For those who are self-employed or earning irregular income, the same principle applies, but it requires structure rather than payroll automation. The advantage of irregular income is flexibility. The danger is inconsistency. Maximising EPF in this situation means creating discipline through routine. Instead of waiting for a “good month” that may or may not come, it helps to establish a recurring contribution that is realistic even in slower periods. Once that base habit is in place, you can add planned top-ups during stronger months. This approach is less dramatic than attempting huge one-off contributions, but it is often far more effective because it keeps compounding uninterrupted.

Beyond contribution volume, EPF benefits can be strengthened by taking advantage of incentives that reward voluntary participation. One of the most important is i-Saraan, which is aimed at eligible members such as those who are self-employed or outside conventional payroll structures. Under i-Saraan, EPF provides a special incentive calculated as 20% of the total voluntary contributions for the year, up to a maximum of RM500 annually, with a lifetime cap of RM5,000 or until age 60, whichever comes first, subject to the programme’s terms. In practical terms, this means the programme can deliver an immediate boost to your retirement savings on top of normal EPF dividend crediting, but only if you contribute strategically enough to capture the maximum annual incentive. If you qualify, the habit that maximises value is not random contributions, but planned contributions designed to hit the annual cap without putting pressure on your monthly cash flow.

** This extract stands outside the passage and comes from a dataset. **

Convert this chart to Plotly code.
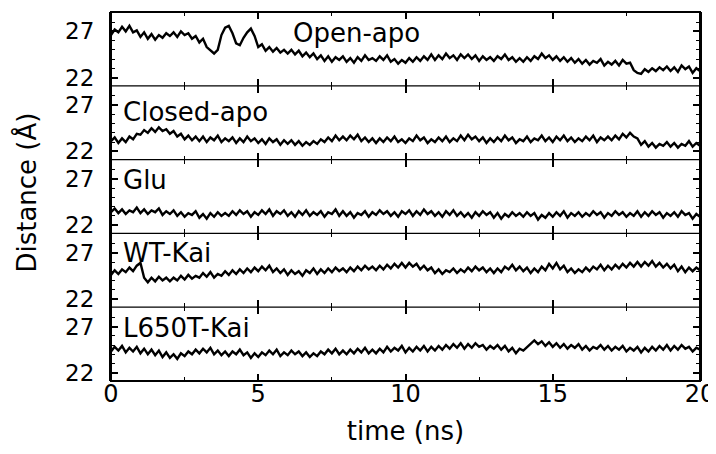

EPF has also introduced i-Saraan Plus for e-hailing and p-hailing drivers, which raises the annual incentive ceiling to RM600 and the lifetime cap to RM6,000, while maintaining the same 20% incentive calculation concept. This is another example of how maximising EPF is often about awareness and planning rather than complicated financial tricks. When a matching incentive exists, it is one of the rare opportunities where retirement savings can be increased without taking on additional investment risk. The value is straightforward, but only for those who structure their contributions to actually receive it.

Just as important as adding money is protecting the money you already have. EPF cannot compound effectively when members repeatedly withdraw early or treat their account as a convenient source of cash. This is why the newer account structure matters for retirement planning, even if you do not enjoy policy details. Since 11 May 2024, EPF’s new account structure has been implemented, with balances from the old Account 1 and Account 2 retained in Akaun Persaraan and Akaun Sejahtera, while Akaun Fleksibel starts at RM0 and then grows through new contributions or an initial transfer option during the opt-in period. Akaun Fleksibel increases accessibility, which can be helpful in emergencies, but greater accessibility also increases the temptation to withdraw for non-essential reasons. If you want to maximise retirement benefits, you need to set personal rules about what counts as a legitimate withdrawal and what should be handled through an emergency fund or other savings instead. Many retirement plans are not destroyed by a single major decision. They are weakened by frequent small withdrawals that seem manageable at the time but slowly reduce the base that should have been compounding for decades.

Tax relief can also strengthen EPF planning, but it should be approached as support rather than the main motivation. EPF notes that EPF contributions and life insurance are associated with tax reliefs up to RM7,000, subject to government changes, and commonly described as up to RM4,000 for EPF contributions and up to RM3,000 for life insurance or family takaful and or additional voluntary EPF contributions. Tax relief is helpful because it effectively reduces the cost of saving, but building a retirement plan around tax season alone can backfire. If you over-contribute simply to chase relief and later feel pressured to withdraw due to cash flow stress, you lose far more than you gained. The better approach is to use tax relief as a bonus that reinforces consistent saving, while still protecting liquidity and financial stability.

Maximising EPF also requires thinking beyond accumulation and into how retirement income will actually work. Many people focus on “hitting a number” and forget that retirement is often a long period of spending, typically accompanied by rising healthcare costs and the long-term effect of inflation. The earlier you start thinking of EPF as future income rather than a lump sum reward, the easier it becomes to make decisions that protect your later years. A disciplined approach to withdrawals, clear planning around what EPF is meant to fund, and an understanding of how your lifestyle may change in retirement can all help ensure your savings lasts.

Ultimately, the strongest EPF strategy is not built on complex manoeuvres. It is built on a few consistent behaviours that reinforce each other over time. You set a realistic target using the RIA benchmarks so you know what you are working toward. You increase contributions in a way that you can maintain, especially when your income rises. You use matching incentives like i-Saraan or i-Saraan Plus if you qualify, because they provide a tangible boost without additional risk. You protect your account from avoidable withdrawals, especially under a structure that makes access easier. You allow tax relief to support good habits rather than to pressure you into decisions that destabilise your cash flow. When these pieces work together, EPF stops being a passive deduction and becomes a deliberate retirement engine.